Design and operation of the air-cooled beam dump for the extraction line of CERN's Proton Synchrotron Booster (PSB)

TL;DR

This paper details the design, simulation, and operation of a new air-cooled beam dump at CERN's PSB, capable of handling increased proton beam power post-upgrades, with emphasis on thermal management and integration challenges.

Contribution

It presents a comprehensive design and analysis process for a high-power beam dump, including Monte Carlo, thermo-mechanical, and CFD simulations, tailored for CERN's upgraded accelerator.

Findings

Successful thermal performance under high beam power

Effective airflow cooling design validated by simulations

Operational data demonstrating reliable dump performance

Abstract

A new beam dump has been designed, built, installed and operated to withstand the future proton beam extracted from the Proton Synchrotron Booster (PSB) in the framework of the LHC Injector Upgrade (LIU) Project at CERN, consisting of up to 1E14 protons per pulse at 2 GeV, foreseen after the machine upgrades planned for CERN's Long Shutdown 2 (2019-2020).

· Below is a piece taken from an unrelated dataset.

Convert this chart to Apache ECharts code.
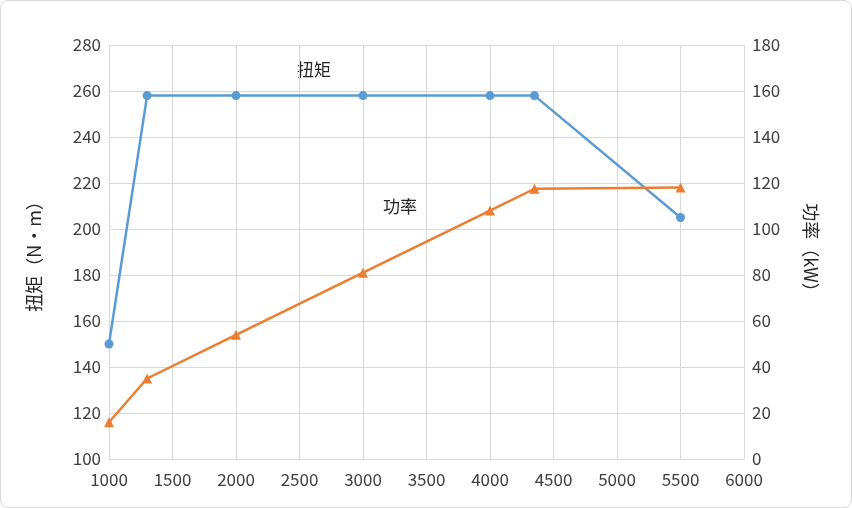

In order to be able to efficiently dissipate the heat deposited by the primary beam, the new dump was designed as a cylindrical block assembly, made out of a copper alloy and cooled by forced airflow. In order to determine the energy density distribution deposited by the beam in the dump, Monte Carlo simulations were performed using the FLUKA code, and thermo-mechanical analyses were carried out by importing the energy density into ANSYS. In addition, Computational Fluid Dynamics (CFD) simulations of the airflow were performed in order to accurately estimate the heat transfer convection coefficient on the surface of the dump. This paper describes the design process, highlights the constraints and challenges of integrating a new dump for increased beam power into the existing facility and provides data on the operation of the dump.